_Given material_

━━━━━━━━━━

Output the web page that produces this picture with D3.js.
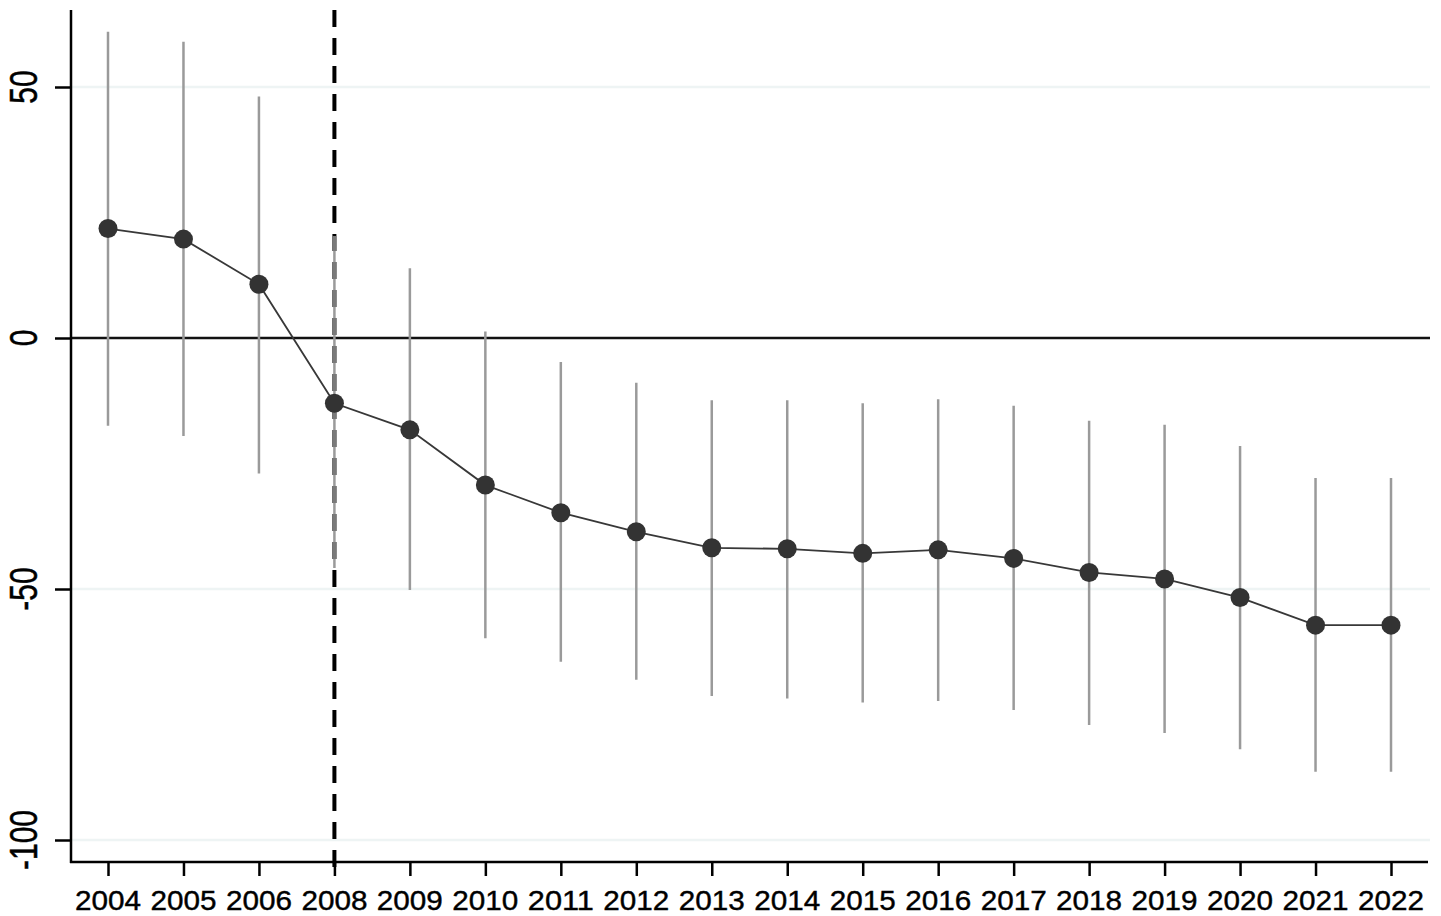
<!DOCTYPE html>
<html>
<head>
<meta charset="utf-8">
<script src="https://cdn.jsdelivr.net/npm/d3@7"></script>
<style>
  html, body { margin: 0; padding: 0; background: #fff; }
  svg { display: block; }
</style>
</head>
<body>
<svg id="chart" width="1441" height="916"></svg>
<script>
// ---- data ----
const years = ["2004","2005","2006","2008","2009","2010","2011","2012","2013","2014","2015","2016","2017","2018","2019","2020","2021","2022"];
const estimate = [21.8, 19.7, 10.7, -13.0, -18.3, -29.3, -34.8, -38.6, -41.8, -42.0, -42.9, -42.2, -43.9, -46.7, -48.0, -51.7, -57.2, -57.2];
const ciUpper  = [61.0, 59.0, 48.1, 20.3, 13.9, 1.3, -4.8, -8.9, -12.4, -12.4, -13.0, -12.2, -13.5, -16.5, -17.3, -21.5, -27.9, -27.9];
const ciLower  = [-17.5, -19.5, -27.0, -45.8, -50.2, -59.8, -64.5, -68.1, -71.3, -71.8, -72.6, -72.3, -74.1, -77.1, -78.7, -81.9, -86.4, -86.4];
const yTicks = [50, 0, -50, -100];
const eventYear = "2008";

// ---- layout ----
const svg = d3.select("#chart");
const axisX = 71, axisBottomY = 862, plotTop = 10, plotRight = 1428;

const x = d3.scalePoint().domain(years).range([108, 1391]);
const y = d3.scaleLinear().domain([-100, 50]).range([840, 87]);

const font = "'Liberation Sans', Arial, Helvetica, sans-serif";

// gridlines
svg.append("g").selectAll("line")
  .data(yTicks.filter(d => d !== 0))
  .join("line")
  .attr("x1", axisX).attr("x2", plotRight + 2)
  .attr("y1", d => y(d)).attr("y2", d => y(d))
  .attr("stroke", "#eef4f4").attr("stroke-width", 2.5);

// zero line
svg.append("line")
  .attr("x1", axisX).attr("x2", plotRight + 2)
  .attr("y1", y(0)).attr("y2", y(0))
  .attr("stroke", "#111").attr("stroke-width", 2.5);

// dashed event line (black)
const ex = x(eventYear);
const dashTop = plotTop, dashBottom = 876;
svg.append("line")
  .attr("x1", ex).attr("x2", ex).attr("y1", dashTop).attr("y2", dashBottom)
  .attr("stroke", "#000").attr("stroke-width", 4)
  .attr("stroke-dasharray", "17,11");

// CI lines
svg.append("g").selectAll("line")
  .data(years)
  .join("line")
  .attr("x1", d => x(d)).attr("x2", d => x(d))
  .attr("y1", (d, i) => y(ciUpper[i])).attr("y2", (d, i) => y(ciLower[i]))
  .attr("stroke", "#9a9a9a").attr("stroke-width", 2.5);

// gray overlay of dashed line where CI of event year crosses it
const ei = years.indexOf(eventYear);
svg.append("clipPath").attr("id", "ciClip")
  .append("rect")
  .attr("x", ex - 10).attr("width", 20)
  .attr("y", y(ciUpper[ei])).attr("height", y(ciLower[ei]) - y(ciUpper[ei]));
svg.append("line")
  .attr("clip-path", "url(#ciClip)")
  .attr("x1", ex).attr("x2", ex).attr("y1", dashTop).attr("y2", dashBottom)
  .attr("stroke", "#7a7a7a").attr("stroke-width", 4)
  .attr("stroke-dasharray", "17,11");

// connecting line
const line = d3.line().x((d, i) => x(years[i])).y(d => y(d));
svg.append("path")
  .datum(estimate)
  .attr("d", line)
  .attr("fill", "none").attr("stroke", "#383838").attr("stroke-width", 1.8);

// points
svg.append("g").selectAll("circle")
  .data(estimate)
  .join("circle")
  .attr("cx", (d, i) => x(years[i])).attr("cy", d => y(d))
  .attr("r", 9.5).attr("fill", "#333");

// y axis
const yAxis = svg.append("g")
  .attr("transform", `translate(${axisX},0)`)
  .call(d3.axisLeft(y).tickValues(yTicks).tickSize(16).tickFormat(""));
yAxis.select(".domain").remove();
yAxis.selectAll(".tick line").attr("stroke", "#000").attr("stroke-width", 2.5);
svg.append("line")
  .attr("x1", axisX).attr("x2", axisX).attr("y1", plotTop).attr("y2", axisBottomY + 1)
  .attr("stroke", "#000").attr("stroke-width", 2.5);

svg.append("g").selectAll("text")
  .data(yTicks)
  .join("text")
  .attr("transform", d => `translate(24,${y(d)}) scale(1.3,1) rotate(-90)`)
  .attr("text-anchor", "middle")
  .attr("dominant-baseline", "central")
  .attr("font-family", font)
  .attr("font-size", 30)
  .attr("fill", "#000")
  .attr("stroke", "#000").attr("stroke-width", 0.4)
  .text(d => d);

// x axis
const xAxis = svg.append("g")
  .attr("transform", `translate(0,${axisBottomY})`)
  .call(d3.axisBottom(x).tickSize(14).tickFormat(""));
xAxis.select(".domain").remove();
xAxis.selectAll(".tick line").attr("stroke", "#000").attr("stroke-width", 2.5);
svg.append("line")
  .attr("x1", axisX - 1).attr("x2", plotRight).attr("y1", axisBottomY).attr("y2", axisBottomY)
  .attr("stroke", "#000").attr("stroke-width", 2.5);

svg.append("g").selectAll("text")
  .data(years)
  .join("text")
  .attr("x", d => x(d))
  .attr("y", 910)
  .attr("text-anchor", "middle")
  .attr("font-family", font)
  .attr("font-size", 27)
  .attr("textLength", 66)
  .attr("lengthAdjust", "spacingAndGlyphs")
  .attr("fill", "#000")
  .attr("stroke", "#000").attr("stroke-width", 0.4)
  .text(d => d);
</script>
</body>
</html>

━━━━━━━━━━

_Task brief_
Quote every line word for word and keep the images out of the copy.

_Solution for this problem_
Output the web page that produces this picture with D3.js.
<!DOCTYPE html>
<html>
<head>
<meta charset="utf-8">
<script src="https://cdn.jsdelivr.net/npm/d3@7"></script>
<style>
  html, body { margin: 0; padding: 0; background: #fff; }
  svg { display: block; }
</style>
</head>
<body>
<svg id="chart" width="1441" height="916"></svg>
<script>
// ---- data ----
const years = ["2004","2005","2006","2008","2009","2010","2011","2012","2013","2014","2015","2016","2017","2018","2019","2020","2021","2022"];
const estimate = [21.8, 19.7, 10.7, -13.0, -18.3, -29.3, -34.8, -38.6, -41.8, -42.0, -42.9, -42.2, -43.9, -46.7, -48.0, -51.7, -57.2, -57.2];
const ciUpper  = [61.0, 59.0, 48.1, 20.3, 13.9, 1.3, -4.8, -8.9, -12.4, -12.4, -13.0, -12.2, -13.5, -16.5, -17.3, -21.5, -27.9, -27.9];
const ciLower  = [-17.5, -19.5, -27.0, -45.8, -50.2, -59.8, -64.5, -68.1, -71.3, -71.8, -72.6, -72.3, -74.1, -77.1, -78.7, -81.9, -86.4, -86.4];
const yTicks = [50, 0, -50, -100];
const eventYear = "2008";

// ---- layout ----
const svg = d3.select("#chart");
const axisX = 71, axisBottomY = 862, plotTop = 10, plotRight = 1428;

const x = d3.scalePoint().domain(years).range([108, 1391]);
const y = d3.scaleLinear().domain([-100, 50]).range([840, 87]);

const font = "'Liberation Sans', Arial, Helvetica, sans-serif";

// gridlines
svg.append("g").selectAll("line")
  .data(yTicks.filter(d => d !== 0))
  .join("line")
  .attr("x1", axisX).attr("x2", plotRight + 2)
  .attr("y1", d => y(d)).attr("y2", d => y(d))
  .attr("stroke", "#eef4f4").attr("stroke-width", 2.5);

// zero line
svg.append("line")
  .attr("x1", axisX).attr("x2", plotRight + 2)
  .attr("y1", y(0)).attr("y2", y(0))
  .attr("stroke", "#111").attr("stroke-width", 2.5);

// dashed event line (black)
const ex = x(eventYear);
const dashTop = plotTop, dashBottom = 876;
svg.append("line")
  .attr("x1", ex).attr("x2", ex).attr("y1", dashTop).attr("y2", dashBottom)
  .attr("stroke", "#000").attr("stroke-width", 4)
  .attr("stroke-dasharray", "17,11");

// CI lines
svg.append("g").selectAll("line")
  .data(years)
  .join("line")
  .attr("x1", d => x(d)).attr("x2", d => x(d))
  .attr("y1", (d, i) => y(ciUpper[i])).attr("y2", (d, i) => y(ciLower[i]))
  .attr("stroke", "#9a9a9a").attr("stroke-width", 2.5);

// gray overlay of dashed line where CI of event year crosses it
const ei = years.indexOf(eventYear);
svg.append("clipPath").attr("id", "ciClip")
  .append("rect")
  .attr("x", ex - 10).attr("width", 20)
  .attr("y", y(ciUpper[ei])).attr("height", y(ciLower[ei]) - y(ciUpper[ei]));
svg.append("line")
  .attr("clip-path", "url(#ciClip)")
  .attr("x1", ex).attr("x2", ex).attr("y1", dashTop).attr("y2", dashBottom)
  .attr("stroke", "#7a7a7a").attr("stroke-width", 4)
  .attr("stroke-dasharray", "17,11");

// connecting line
const line = d3.line().x((d, i) => x(years[i])).y(d => y(d));
svg.append("path")
  .datum(estimate)
  .attr("d", line)
  .attr("fill", "none").attr("stroke", "#383838").attr("stroke-width", 1.8);

// points
svg.append("g").selectAll("circle")
  .data(estimate)
  .join("circle")
  .attr("cx", (d, i) => x(years[i])).attr("cy", d => y(d))
  .attr("r", 9.5).attr("fill", "#333");

// y axis
const yAxis = svg.append("g")
  .attr("transform", `translate(${axisX},0)`)
  .call(d3.axisLeft(y).tickValues(yTicks).tickSize(16).tickFormat(""));
yAxis.select(".domain").remove();
yAxis.selectAll(".tick line").attr("stroke", "#000").attr("stroke-width", 2.5);
svg.append("line")
  .attr("x1", axisX).attr("x2", axisX).attr("y1", plotTop).attr("y2", axisBottomY + 1)
  .attr("stroke", "#000").attr("stroke-width", 2.5);

svg.append("g").selectAll("text")
  .data(yTicks)
  .join("text")
  .attr("transform", d => `translate(24,${y(d)}) scale(1.3,1) rotate(-90)`)
  .attr("text-anchor", "middle")
  .attr("dominant-baseline", "central")
  .attr("font-family", font)
  .attr("font-size", 30)
  .attr("fill", "#000")
  .attr("stroke", "#000").attr("stroke-width", 0.4)
  .text(d => d);

// x axis
const xAxis = svg.append("g")
  .attr("transform", `translate(0,${axisBottomY})`)
  .call(d3.axisBottom(x).tickSize(14).tickFormat(""));
xAxis.select(".domain").remove();
xAxis.selectAll(".tick line").attr("stroke", "#000").attr("stroke-width", 2.5);
svg.append("line")
  .attr("x1", axisX - 1).attr("x2", plotRight).attr("y1", axisBottomY).attr("y2", axisBottomY)
  .attr("stroke", "#000").attr("stroke-width", 2.5);

svg.append("g").selectAll("text")
  .data(years)
  .join("text")
  .attr("x", d => x(d))
  .attr("y", 910)
  .attr("text-anchor", "middle")
  .attr("font-family", font)
  .attr("font-size", 27)
  .attr("textLength", 66)
  .attr("lengthAdjust", "spacingAndGlyphs")
  .attr("fill", "#000")
  .attr("stroke", "#000").attr("stroke-width", 0.4)
  .text(d => d);
</script>
</body>
</html>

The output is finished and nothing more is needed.